Romney was the best they had. The very best. Let that sink in for a bit.

Or maybe the problem is Paul Ryan. With Obama’s lead among younger voters, Romney had to carry the elderly. Ryan’s Medicare-voucher plan scared them.

Other observers blame the Republican base, (i.e., people like Erickson) for creating an environment where no Republican could win: To get through the primaries, any candidate would have to take positions that would make them unelectable in the general election. Robert Reich put it best:

Romney’s failing isn’t that he’s a bad candidate. To the contrary, he’s giving this GOP exactly what it wants in a candidate. And that’s exactly the problem for Romney — as it is for every other Republican candidate — because what the GOP wants is not at all what the rest of America wants.

National Review takes a longer, more philosophical perspective: The problem is “the shadow of the George W. Bush years.” As frustrating as it is to Republicans that people still blame Bush more than Obama for the bad economy, the party still hasn’t figured out what it should learn from the Bush era.

Romney’s silence about the errors of the Bush years is, on the other hand, understandable, since many Republicans continue to hold Bush in high esteem as a good man who tried to do a lot of good things. Since most Americans consider Bush a failure, Romney cannot embrace him either. So Bush has been an awkward non-presence in the campaign: the man who was not there.

Democrats kept running against Herbert Hoover until the generation that remembered him died off. W will suffer the same fate until Republicans come up with a definitive critique of Bush and some new non-Bush policies.

With the base still not willing to deal with their Bush mistake, Mitt had only two choices, says Steve Kornacki:

He can run on the House’s far-right agenda, which is a product of conservatives’ mistaken conviction that Bush failed because he wasn’t enough of an ideologue; or, recognizing how politically poisonous the House GOP’s vision is with general election voters, he can try to steer clear of it and hope voters are just blindly angry at Obama, like they were in ’10.

Romney has mostly chosen the second option, and while the evidence is mounting that it’s not working, you can hardly blame him for trying. The alternative is much worse.

As I indicated at the beginning, why-Romney-will-have-lost is a ridiculous game to be playing. Early voting has just started. Everyone who cares should just go all-out for their candidate and see what happens. It’s not like the why-Mitt-lost argument will be over by Election Day.

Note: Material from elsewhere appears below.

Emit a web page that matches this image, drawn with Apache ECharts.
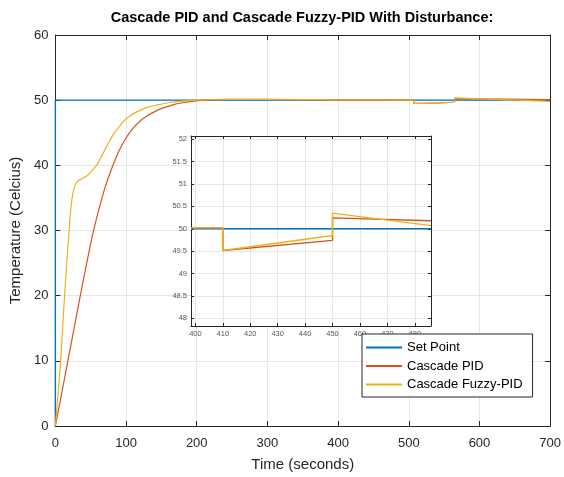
<!DOCTYPE html>
<html>
<head>
<meta charset="utf-8">
<script src="https://cdn.jsdelivr.net/npm/echarts@6/dist/echarts.min.js"></script>
<style>html,body{margin:0;padding:0;background:#fff;}#c{width:564px;height:477px;}</style>
</head>
<body>
<div id="c"></div>
<script>
// ---- data ----
var seriesNames = ['Set Point', 'Cascade PID', 'Cascade Fuzzy-PID'];
var xTicks = [0, 100, 200, 300, 400, 500, 600, 700];
var yTicks = [0, 10, 20, 30, 40, 50, 60];

var spT = [0, 0, 700];
var spV = [0, 50, 50];

var pidT = [0, 10, 20, 30, 40, 50, 55, 60, 70, 80, 90, 100, 110, 120, 130, 140, 150, 165, 180, 200, 220, 240, 300, 400, 507, 507, 565, 565, 700];
var pidV = [0, 5.6, 11.3, 17, 22.6, 28, 30.4, 32.6, 36.5, 39.6, 42.2, 44.2, 45.7, 46.8, 47.6, 48.2, 48.7, 49.25, 49.6, 49.9, 50.05, 50.12, 50.12, 50.05, 50.02, 49.5, 49.74, 50.24, 50.1];

var fuzT = [0, 4, 7.5, 13, 19.7, 22, 25, 28, 32, 37, 42, 47, 53, 59, 65, 71, 77, 83, 90, 97, 106, 115, 130, 143, 160, 176, 200, 240, 300, 400, 507, 507, 565, 565, 700];
var fuzV = [0, 5.3, 10, 20, 30.4, 33.5, 35.8, 37, 37.6, 37.9, 38.2, 38.6, 39.3, 40.1, 41.3, 42.6, 43.8, 44.9, 45.9, 46.8, 47.6, 48.2, 48.9, 49.25, 49.6, 49.8, 50.0, 50.1, 50.1, 50.05, 50.02, 49.5, 49.85, 50.35, 49.8];

// inset (zoomed view)
var insetXTicks = [400, 410, 420, 430, 440, 450, 460, 470, 480];
var insetYTicks = [48, 48.5, 49, 49.5, 50, 50.5, 51, 51.5, 52];
var inSpT = [398.4, 485.9];
var inSpV = [50, 50];
var inPidT = [398.4, 410, 410, 450, 450, 485.9];
var inPidV = [50.02, 50.02, 49.515, 49.74, 50.244, 50.18];
var inFuzT = [398.4, 410, 410, 450, 450, 485.9];
var inFuzV = [50.02, 50.02, 49.515, 49.85, 50.35, 50.07];

var colors = ['#0072BD', '#D95319', '#EDB120'];

function pairs(t, v) { return t.map(function (x, i) { return [x, v[i]]; }); }

var FONT = "'Liberation Sans', Arial, sans-serif";
var AX = '#262626';
var GRIDC = '#e6e6e6';

function mainX(pos, show) {
  return {
    type: 'value', gridIndex: 0, position: pos, min: 0, max: 700, interval: 100,
    axisLine: { show: true, onZero: false, lineStyle: { color: AX, width: 1 } },
    axisTick: { show: true, inside: true, length: 5, lineStyle: { color: AX } },
    axisLabel: { show: show, color: AX, fontFamily: FONT, fontSize: 13, margin: 11 },
    splitLine: { show: show, lineStyle: { color: GRIDC, width: 1 } },
    name: show ? 'Time (seconds)' : '', nameLocation: 'middle', nameGap: 31,
    nameTextStyle: { color: AX, fontFamily: FONT, fontSize: 15 },
    z: 1
  };
}
function mainY(pos, show) {
  return {
    type: 'value', gridIndex: 0, position: pos, min: 0, max: 60, interval: 10,
    axisLine: { show: true, onZero: false, lineStyle: { color: AX, width: 1 } },
    axisTick: { show: true, inside: true, length: 5, lineStyle: { color: AX } },
    axisLabel: { show: show, color: AX, fontFamily: FONT, fontSize: 13, margin: 7 },
    splitLine: { show: show, lineStyle: { color: GRIDC, width: 1 } },
    name: show ? 'Temperature (Celcius)' : '', nameLocation: 'middle', nameGap: 28,
    nameTextStyle: { color: AX, fontFamily: FONT, fontSize: 15 },
    z: 1
  };
}
function insetX(pos, show) {
  return {
    type: 'value', gridIndex: 1, position: pos, min: 398.4, max: 485.9,
    axisLine: { show: true, onZero: false, lineStyle: { color: AX, width: 1 } },
    axisTick: { show: true, inside: true, length: 3, customValues: insetXTicks, lineStyle: { color: AX } },
    axisLabel: { show: show, customValues: insetXTicks, color: '#555', fontFamily: FONT, fontSize: 7.5, margin: 4 },
    splitLine: { show: show, lineStyle: { color: GRIDC, width: 1 } },
    z: 11
  };
}
function insetY(pos, show) {
  return {
    type: 'value', gridIndex: 1, position: pos, min: 47.83, max: 52.07,
    axisLine: { show: true, onZero: false, lineStyle: { color: AX, width: 1 } },
    axisTick: { show: true, inside: true, length: 3, customValues: insetYTicks, lineStyle: { color: AX } },
    axisLabel: { show: show, customValues: insetYTicks, color: '#555', fontFamily: FONT, fontSize: 7.5, margin: 4 },
    splitLine: { show: show, lineStyle: { color: GRIDC, width: 1 } },
    z: 11
  };
}

function lineSeries(name, data, color, xi, yi, z, w, smooth) {
  return {
    type: 'line', name: name, data: data, xAxisIndex: xi, yAxisIndex: yi,
    showSymbol: false, symbol: 'none', smooth: smooth, animation: false,
    lineStyle: { color: color, width: w }, itemStyle: { color: color },
    z: z, clip: true
  };
}

var chart = echarts.init(document.getElementById('c'), null, { renderer: 'canvas' });
chart.setOption({
  animation: false,
  backgroundColor: '#fff',
  title: {
    text: 'Cascade PID and Cascade Fuzzy-PID With Disturbance:',
    left: 302, top: 10, textAlign: 'center', padding: 0,
    textStyle: { fontFamily: FONT, fontSize: 14.5, fontWeight: 'bold', color: '#000' }
  },
  grid: [
    { left: 54, right: 12, top: 35, bottom: 49, containLabel: false, z: 0 },
    { left: 191, right: 133, top: 136, bottom: 151, containLabel: false, show: true, backgroundColor: '#fff', borderWidth: 0, z: 10 }
  ],
  xAxis: [mainX('bottom', true), mainX('top', false), insetX('bottom', true), insetX('top', false)],
  yAxis: [mainY('left', true), mainY('right', false), insetY('left', true), insetY('right', false)],
  legend: {
    data: seriesNames, orient: 'vertical', left: 362, top: 334,
    icon: 'rect', itemWidth: 36, itemHeight: 2, itemGap: 5.5, itemTextGap: 5,
    padding: [7, 10, 6, 4],
    backgroundColor: '#fff', borderColor: AX, borderWidth: 1, borderRadius: 0,
    textStyle: { fontFamily: FONT, fontSize: 13, color: '#000' },
    z: 20
  },
  series: [
    lineSeries(seriesNames[0], pairs(spT, spV), colors[0], 0, 0, 2, 1.4, false),
    lineSeries(seriesNames[1], pairs(pidT, pidV), colors[1], 0, 0, 2, 1.2, 0.3),
    lineSeries(seriesNames[2], pairs(fuzT, fuzV), colors[2], 0, 0, 2, 1.2, 0.3),
    lineSeries(seriesNames[0], pairs(inSpT, inSpV), colors[0], 2, 2, 12, 1.4, false),
    lineSeries(seriesNames[1], pairs(inPidT, inPidV), colors[1], 2, 2, 12, 1.4, false),
    lineSeries(seriesNames[2], pairs(inFuzT, inFuzV), colors[2], 2, 2, 12, 1.4, false)
  ]
});
</script>
</body>
</html>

But … it’s so irresistible for any political junkie. I have to play. So here’s my thinking: At its root these days, the conservative movement is based on myths rather than facts. And the biggest myth of all is: conservatism is popular.

In conservative mythology, all real Americans are conservatives — unless they’ve been bamboozled by the liberal media or cowed by false accusations of racism or corrupted into dependency on government programs.

So if conservatives lose elections, there can only be a few explanations: voter fraud or the personal failings of a candidate or the media being “in the tank” for liberals. Otherwise, the problem was that the candidate just wasn’t conservative enough. He wasn’t a true believer. He didn’t put forward the full force of conservatism’s case.

The real explanation for Romney’s troubles is that conservatism just isn’t popular. He looked electable when he looked fuzzy — maybe he was a conservative, maybe he was a moderate. Remember his governorship in Massachusetts?

But the base couldn’t stand that fuzziness and Romney couldn’t win without them, so he was forced to define himself more and more as a conservative. Paul Ryan sealed the deal.

Republicans need to get their moderates back. They can continue to hold conservative ideals, but they need to reassure the country that they can compromise and be part of a governing coalition, as Reagan was. Right now that’s not true. Until it is, their national candidates will be in trouble.